What you have to do
Go through the material below and copy all lines with "this".

Given records
* Begin *

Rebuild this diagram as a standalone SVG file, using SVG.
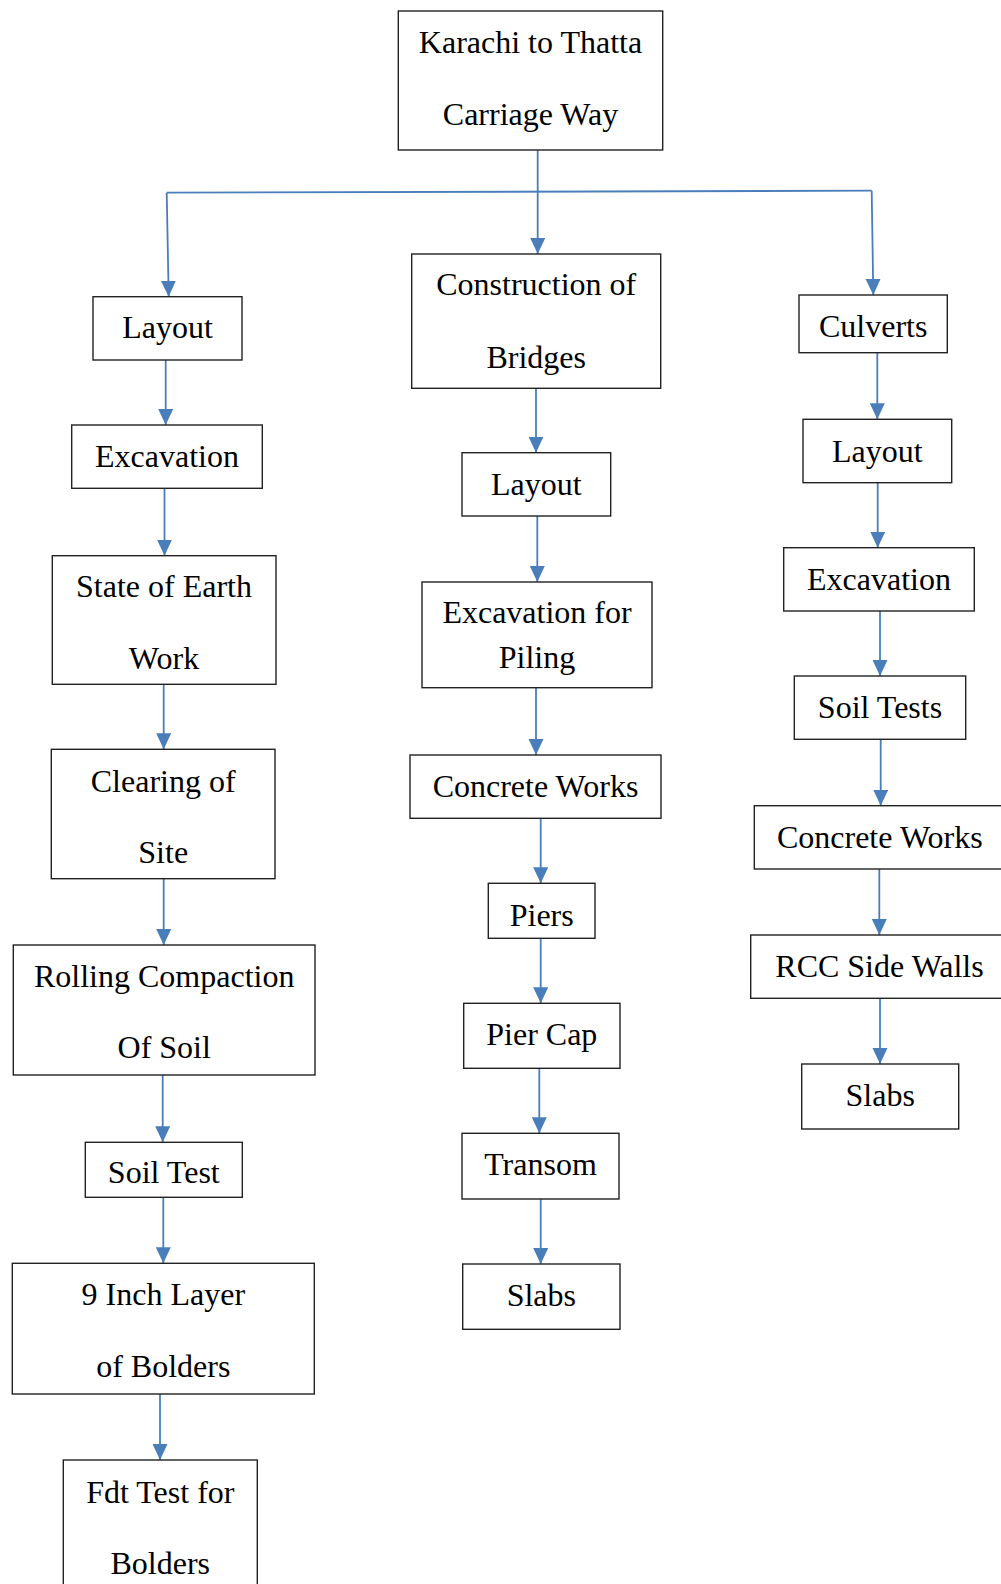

* End *
* Begin *

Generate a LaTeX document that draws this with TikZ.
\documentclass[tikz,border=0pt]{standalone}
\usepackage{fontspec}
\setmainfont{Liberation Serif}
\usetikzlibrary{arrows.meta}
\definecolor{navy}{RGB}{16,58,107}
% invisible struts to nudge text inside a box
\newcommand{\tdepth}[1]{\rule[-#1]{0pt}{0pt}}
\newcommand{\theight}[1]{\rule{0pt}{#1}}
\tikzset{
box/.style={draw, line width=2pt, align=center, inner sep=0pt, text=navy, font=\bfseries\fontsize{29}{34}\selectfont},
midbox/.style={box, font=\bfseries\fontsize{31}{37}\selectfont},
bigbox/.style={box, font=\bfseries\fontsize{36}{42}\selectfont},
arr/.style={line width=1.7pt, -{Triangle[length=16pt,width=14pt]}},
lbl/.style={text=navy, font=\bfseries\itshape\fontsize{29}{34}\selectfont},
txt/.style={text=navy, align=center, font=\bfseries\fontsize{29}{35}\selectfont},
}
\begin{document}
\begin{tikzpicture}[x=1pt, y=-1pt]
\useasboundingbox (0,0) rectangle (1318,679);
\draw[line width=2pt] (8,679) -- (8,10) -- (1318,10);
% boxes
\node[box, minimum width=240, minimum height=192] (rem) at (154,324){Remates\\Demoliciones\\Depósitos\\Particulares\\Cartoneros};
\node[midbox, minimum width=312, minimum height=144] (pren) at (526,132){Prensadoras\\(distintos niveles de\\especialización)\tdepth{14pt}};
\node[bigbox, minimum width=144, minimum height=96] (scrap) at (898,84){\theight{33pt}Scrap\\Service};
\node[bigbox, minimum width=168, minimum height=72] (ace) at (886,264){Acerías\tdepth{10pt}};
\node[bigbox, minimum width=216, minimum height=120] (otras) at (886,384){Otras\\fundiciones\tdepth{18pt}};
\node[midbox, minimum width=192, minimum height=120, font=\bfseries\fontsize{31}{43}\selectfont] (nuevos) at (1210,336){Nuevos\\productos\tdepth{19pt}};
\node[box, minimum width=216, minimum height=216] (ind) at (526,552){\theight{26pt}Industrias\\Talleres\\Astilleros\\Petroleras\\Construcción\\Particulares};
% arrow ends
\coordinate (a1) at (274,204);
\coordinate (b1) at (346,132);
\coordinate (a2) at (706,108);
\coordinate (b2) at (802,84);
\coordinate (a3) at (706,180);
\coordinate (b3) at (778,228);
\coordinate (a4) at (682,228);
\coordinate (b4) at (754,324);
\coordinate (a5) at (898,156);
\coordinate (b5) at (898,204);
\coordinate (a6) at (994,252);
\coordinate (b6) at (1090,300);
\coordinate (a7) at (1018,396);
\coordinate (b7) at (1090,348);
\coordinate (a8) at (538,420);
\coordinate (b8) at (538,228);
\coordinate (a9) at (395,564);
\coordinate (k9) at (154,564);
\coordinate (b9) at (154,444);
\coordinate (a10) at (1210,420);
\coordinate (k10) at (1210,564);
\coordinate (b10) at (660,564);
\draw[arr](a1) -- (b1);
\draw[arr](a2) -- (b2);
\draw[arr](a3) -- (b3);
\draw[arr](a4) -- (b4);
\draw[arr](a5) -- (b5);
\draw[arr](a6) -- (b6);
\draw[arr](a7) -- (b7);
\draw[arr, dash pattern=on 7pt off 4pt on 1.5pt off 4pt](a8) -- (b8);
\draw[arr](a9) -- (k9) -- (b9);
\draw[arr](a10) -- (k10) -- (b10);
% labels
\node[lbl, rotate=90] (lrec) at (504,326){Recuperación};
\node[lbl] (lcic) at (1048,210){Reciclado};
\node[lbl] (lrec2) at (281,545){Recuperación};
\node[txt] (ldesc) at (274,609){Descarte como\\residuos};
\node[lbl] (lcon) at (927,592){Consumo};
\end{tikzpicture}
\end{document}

* End *

Exercise result
Rebuild this diagram as a standalone SVG file, using SVG.
Generate a LaTeX document that draws this with TikZ.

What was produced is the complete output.